--- Data block ---
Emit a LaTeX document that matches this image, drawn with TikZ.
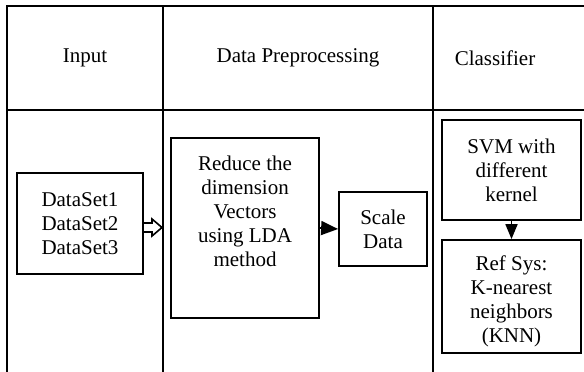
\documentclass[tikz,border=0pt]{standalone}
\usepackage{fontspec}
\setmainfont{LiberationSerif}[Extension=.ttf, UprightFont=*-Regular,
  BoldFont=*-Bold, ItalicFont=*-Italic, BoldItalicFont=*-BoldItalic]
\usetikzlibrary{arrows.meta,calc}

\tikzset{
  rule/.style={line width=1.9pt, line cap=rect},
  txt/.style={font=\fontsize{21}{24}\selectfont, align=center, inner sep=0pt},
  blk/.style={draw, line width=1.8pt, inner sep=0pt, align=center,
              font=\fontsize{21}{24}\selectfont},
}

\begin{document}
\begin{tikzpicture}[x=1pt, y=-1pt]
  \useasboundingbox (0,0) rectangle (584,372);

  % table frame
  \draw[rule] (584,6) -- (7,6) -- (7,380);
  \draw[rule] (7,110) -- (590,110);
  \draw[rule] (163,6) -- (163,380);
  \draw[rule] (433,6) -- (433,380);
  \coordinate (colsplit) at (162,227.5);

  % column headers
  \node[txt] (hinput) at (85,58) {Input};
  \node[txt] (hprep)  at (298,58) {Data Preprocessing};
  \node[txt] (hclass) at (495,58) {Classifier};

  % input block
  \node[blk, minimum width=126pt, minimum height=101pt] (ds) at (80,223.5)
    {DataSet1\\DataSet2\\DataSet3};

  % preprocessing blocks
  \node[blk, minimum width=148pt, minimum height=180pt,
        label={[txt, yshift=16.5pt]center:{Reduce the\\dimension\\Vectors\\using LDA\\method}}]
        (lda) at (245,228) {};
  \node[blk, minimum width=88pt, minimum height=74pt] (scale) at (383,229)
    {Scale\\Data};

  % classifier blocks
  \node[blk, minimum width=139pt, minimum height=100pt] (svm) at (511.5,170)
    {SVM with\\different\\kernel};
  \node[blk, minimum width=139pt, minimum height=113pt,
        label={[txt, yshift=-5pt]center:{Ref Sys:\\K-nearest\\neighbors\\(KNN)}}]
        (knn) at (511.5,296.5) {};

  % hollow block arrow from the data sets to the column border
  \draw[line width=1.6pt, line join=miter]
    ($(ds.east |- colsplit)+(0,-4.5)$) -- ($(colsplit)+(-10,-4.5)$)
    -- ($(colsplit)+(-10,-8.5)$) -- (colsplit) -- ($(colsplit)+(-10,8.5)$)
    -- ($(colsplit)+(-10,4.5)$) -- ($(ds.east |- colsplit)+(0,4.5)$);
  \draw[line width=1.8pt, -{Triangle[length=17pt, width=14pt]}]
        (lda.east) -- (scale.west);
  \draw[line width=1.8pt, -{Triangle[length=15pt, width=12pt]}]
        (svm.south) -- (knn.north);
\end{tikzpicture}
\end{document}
---
▶ [Exercise objective]
Transcribe the material exactly, keeping every word and none of the pictures.

▶ [Output of the task]
Emit a LaTeX document that matches this image, drawn with TikZ.
\documentclass[tikz,border=0pt]{standalone}
\usepackage{fontspec}
\setmainfont{LiberationSerif}[Extension=.ttf, UprightFont=*-Regular,
  BoldFont=*-Bold, ItalicFont=*-Italic, BoldItalicFont=*-BoldItalic]
\usetikzlibrary{arrows.meta,calc}

\tikzset{
  rule/.style={line width=1.9pt, line cap=rect},
  txt/.style={font=\fontsize{21}{24}\selectfont, align=center, inner sep=0pt},
  blk/.style={draw, line width=1.8pt, inner sep=0pt, align=center,
              font=\fontsize{21}{24}\selectfont},
}

\begin{document}
\begin{tikzpicture}[x=1pt, y=-1pt]
  \useasboundingbox (0,0) rectangle (584,372);

  % table frame
  \draw[rule] (584,6) -- (7,6) -- (7,380);
  \draw[rule] (7,110) -- (590,110);
  \draw[rule] (163,6) -- (163,380);
  \draw[rule] (433,6) -- (433,380);
  \coordinate (colsplit) at (162,227.5);

  % column headers
  \node[txt] (hinput) at (85,58) {Input};
  \node[txt] (hprep)  at (298,58) {Data Preprocessing};
  \node[txt] (hclass) at (495,58) {Classifier};

  % input block
  \node[blk, minimum width=126pt, minimum height=101pt] (ds) at (80,223.5)
    {DataSet1\\DataSet2\\DataSet3};

  % preprocessing blocks
  \node[blk, minimum width=148pt, minimum height=180pt,
        label={[txt, yshift=16.5pt]center:{Reduce the\\dimension\\Vectors\\using LDA\\method}}]
        (lda) at (245,228) {};
  \node[blk, minimum width=88pt, minimum height=74pt] (scale) at (383,229)
    {Scale\\Data};

  % classifier blocks
  \node[blk, minimum width=139pt, minimum height=100pt] (svm) at (511.5,170)
    {SVM with\\different\\kernel};
  \node[blk, minimum width=139pt, minimum height=113pt,
        label={[txt, yshift=-5pt]center:{Ref Sys:\\K-nearest\\neighbors\\(KNN)}}]
        (knn) at (511.5,296.5) {};

  % hollow block arrow from the data sets to the column border
  \draw[line width=1.6pt, line join=miter]
    ($(ds.east |- colsplit)+(0,-4.5)$) -- ($(colsplit)+(-10,-4.5)$)
    -- ($(colsplit)+(-10,-8.5)$) -- (colsplit) -- ($(colsplit)+(-10,8.5)$)
    -- ($(colsplit)+(-10,4.5)$) -- ($(ds.east |- colsplit)+(0,4.5)$);
  \draw[line width=1.8pt, -{Triangle[length=17pt, width=14pt]}]
        (lda.east) -- (scale.west);
  \draw[line width=1.8pt, -{Triangle[length=15pt, width=12pt]}]
        (svm.south) -- (knn.north);
\end{tikzpicture}
\end{document}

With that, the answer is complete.